Vicino alla Barbarìa de le
Tole.
Le due calli, pur essendo vicine (distano qualche decina di metri l'una
dall'altra) si riferiscono a due differenti episodi.
Il termine brusà significa bruciato: qui si vogliono ricordare due
differenti incendi che si svilupparono, devastanti, nel XVII secolo.
Il primo incendio scoppiò nel settembre del 1683: gran parte della
popolazione si era radunata nella cattedrale di S. Pietro di Castello per
beneficiare del Giubileo straordinario indetto l'11 agosto di quell'anno
da Papa Innocenzo XI (1611-1689).
Gli ottomani avevano varcato i confini
con l'Ungheria e, bellicosi, stavano puntando su Vienna.
Oltre alle
trattative diplomatiche con l'Austria e con la Polonia, nelle quali ebbe
una parte di rilievo il cappuccino Marco d'Aviano (1631-1699), ed a
consistenti aiuti finanziari, il Papa ordinò preghiere pubbliche in tutta
la cristianità fino a quando l'11 ed il 12 settembre la coalizione degli
eserciti cristiani sconfisse i turchi alle porte di Vienna.
La
parte terminale della calle del Primo Brusà.
Fu proprio in quest'occasione che scoppiò il primo incendio che si
propagò rapidamente per mancanza di popolazione presente sul luogo.
Ma più devastante fu il successivo incendio, quello del 2 giugno 1686:
era vigilia di Pentecoste e le fiamme trovarono velocemente alimentazione
nel legname che era in un magazzino e da qui si propagò furioso bruciando
tutte le case dall'Ospedaletto di S. Maria dei Derelitti fino a S. Maria del
Pianto, arrivando fino al rio di S. Govanni Laterano.
La
vera da pozzo nella calle del Primo Brusà.
Si racconta che in questa generale devastazione restasse miracolosamente
intatta una sola casa in Barbarìa de le Tole, che fu risparmiata dalle
fiamme. Si attribuì questo fatto ad un intervento miracoloso di
Sant'Antonio e precisamente ad una sua statuetta devozionale che era
collocata in un capitello sulla facciata della casa rimasta indenne dalle
fiamme.
Ne scrive il gesuita portoghese Emmanuel de Azevedo (1713-1796) sotto lo
pseudonimo di Nicander Jasseus nel suo "Venetae Urbis
Descriptio":
«Hic domus extat adhuc, frontemque Antonius ornat;
Ille loci custos: dum saeva incendia circum
Omnia vastarent, mediis defensa periclis
Una domus rapidis ceu tuta extollitur undis
Insula. Dum flammis alimenta voracibus apta
Ligna dabant, jacuere ignoto in pulvere merces;
Una intacta domus,quae divum in fronte receptum
Servabat, factique memor servabit in aevum.»

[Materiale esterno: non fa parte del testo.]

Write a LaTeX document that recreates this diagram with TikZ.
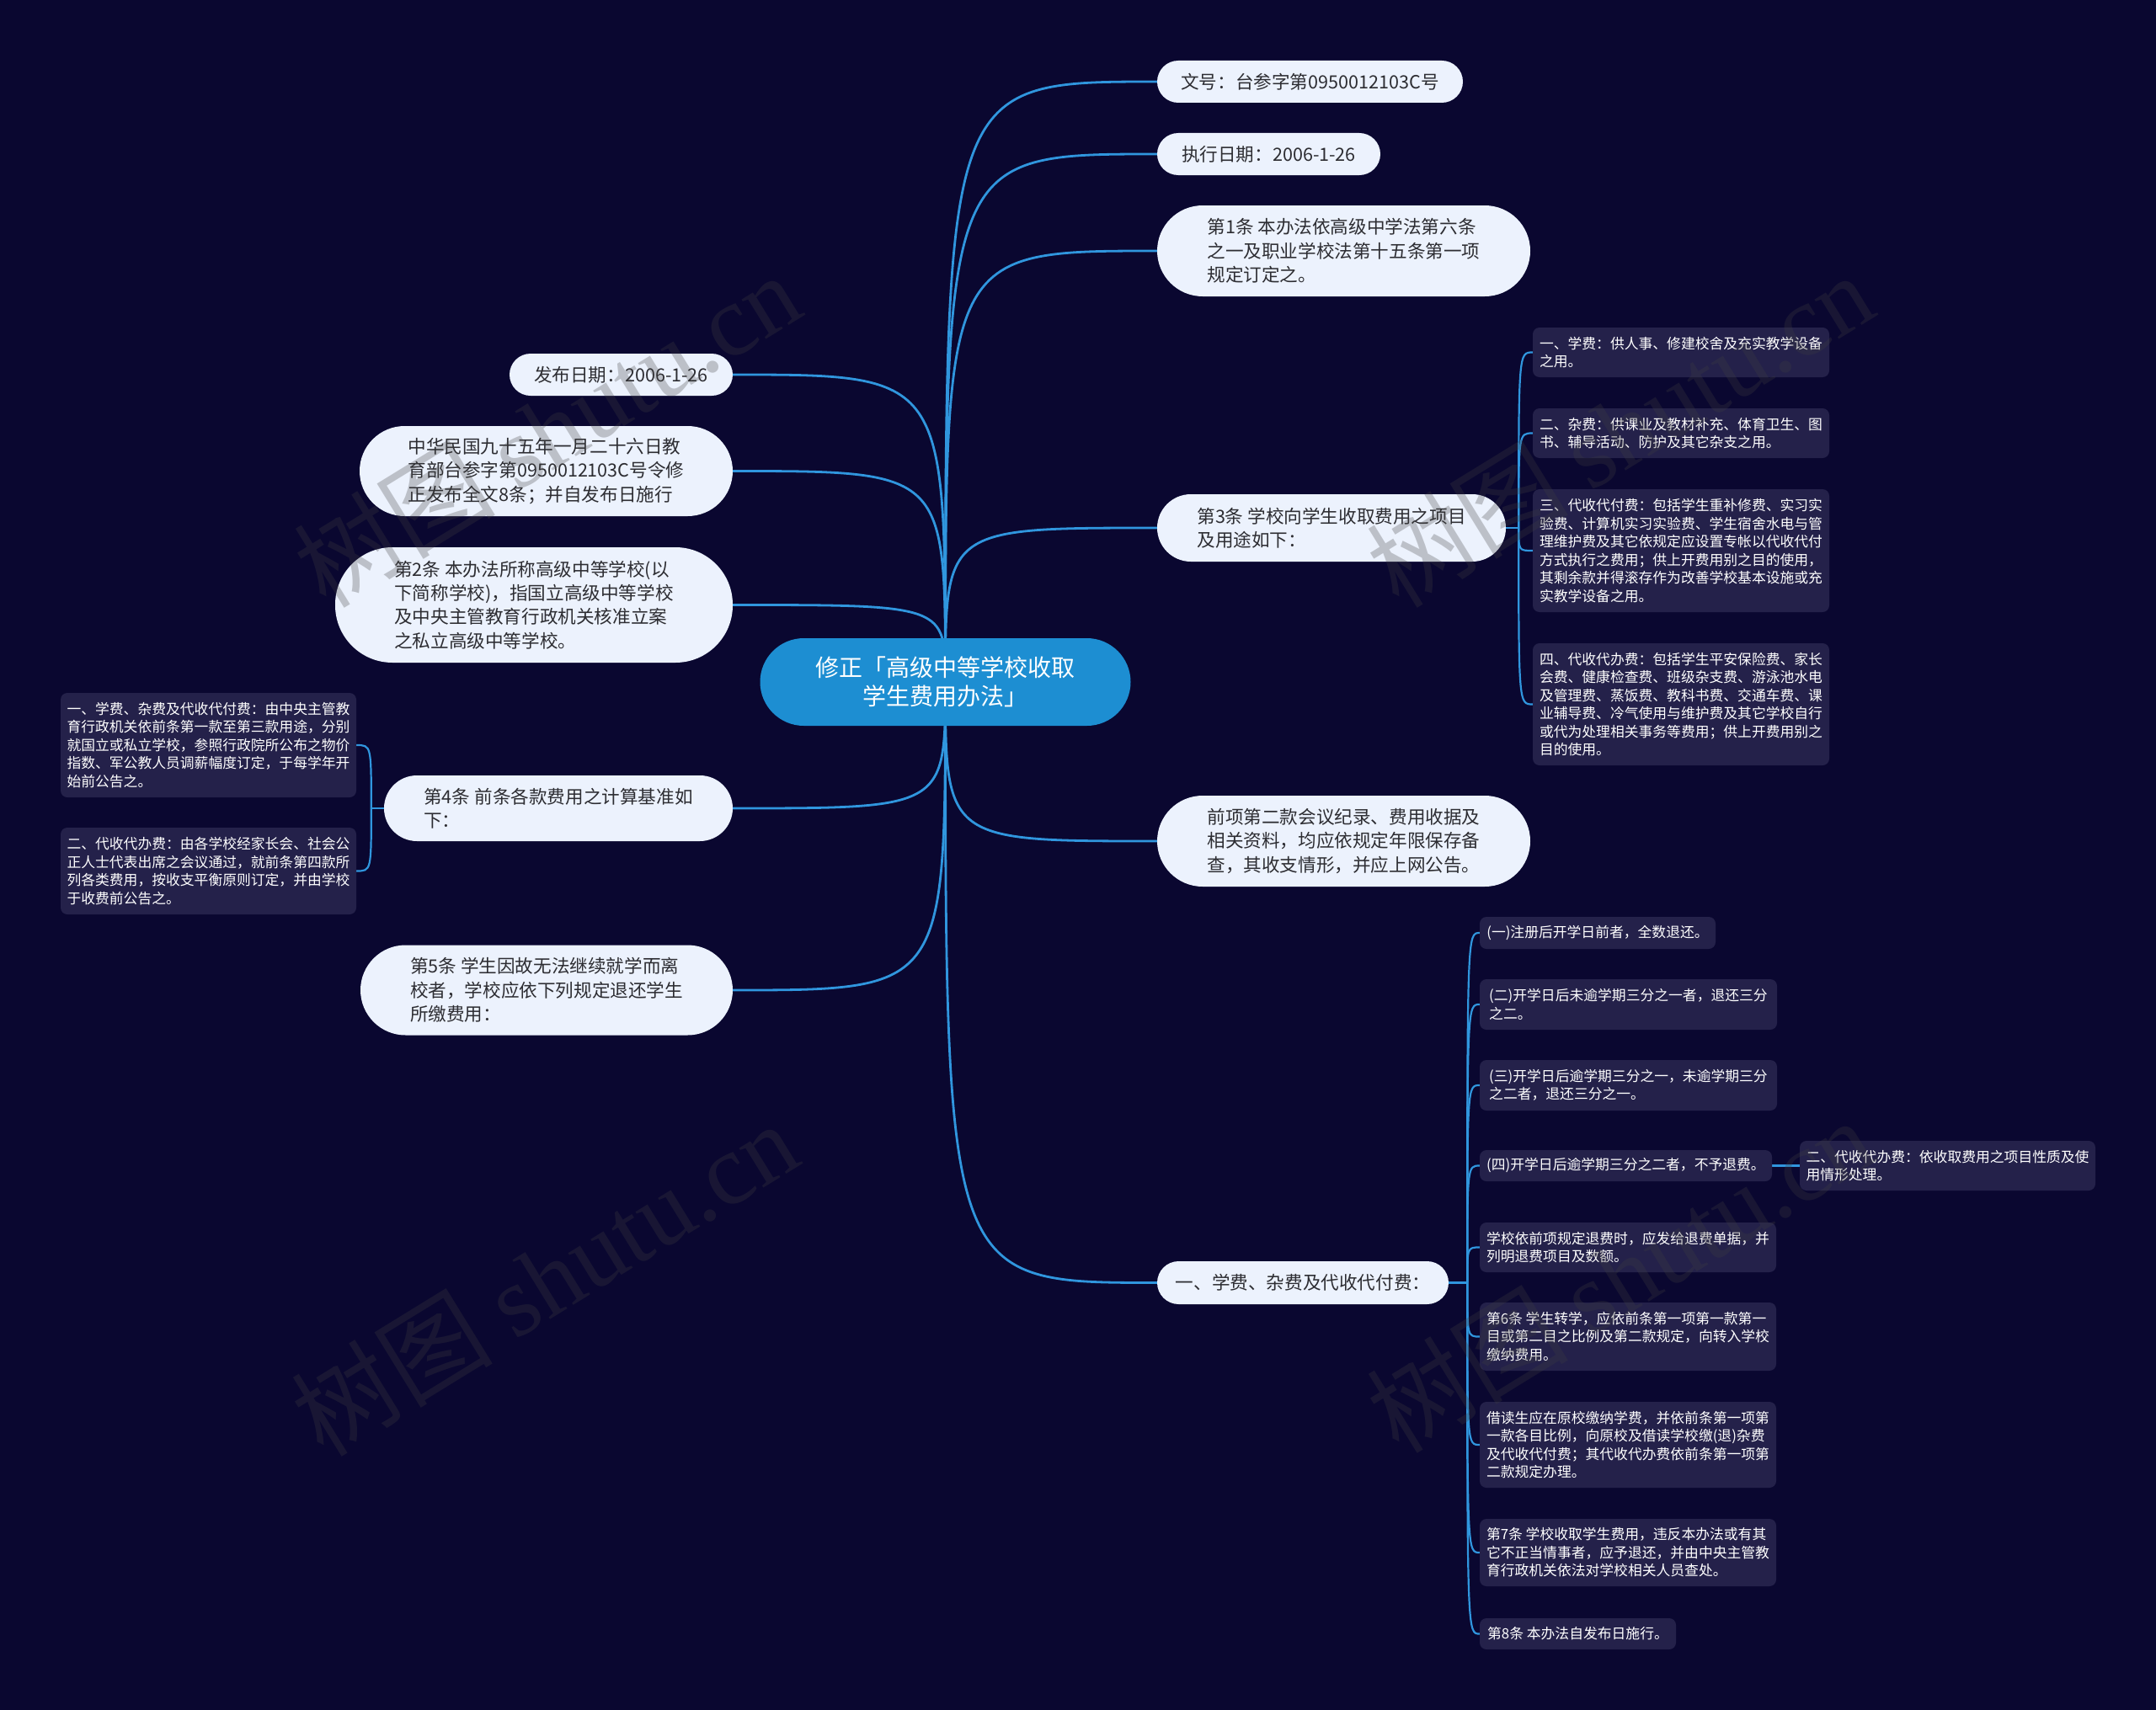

E precisa: «Inter receptacula lignorum domus est olim illaesa ab igne S.
Antonii Patavini beneficio, cujus imago, ut nunc etiam, parvo sub tholo in
fronte domus aderat».
Giuseppe Tassini (1827-1899) ricorda che almeno fino agli anni Settanta
dell'Ottocento questo capitello votivo con Sant'Antonio era ancora visibile
sulla facciata di una casa.
Forse ne resta traccia in una mensoletta lapidea tuttora esistente nella
calle del Secondo Brusà?
In
calle del Secondo Brusà è visibile una mensoletta in pietra: forse
faceva parte dell'altarino con l'immagine di Sant'Antonio davanti
alla quale l'incendio del 1686 si è fermato?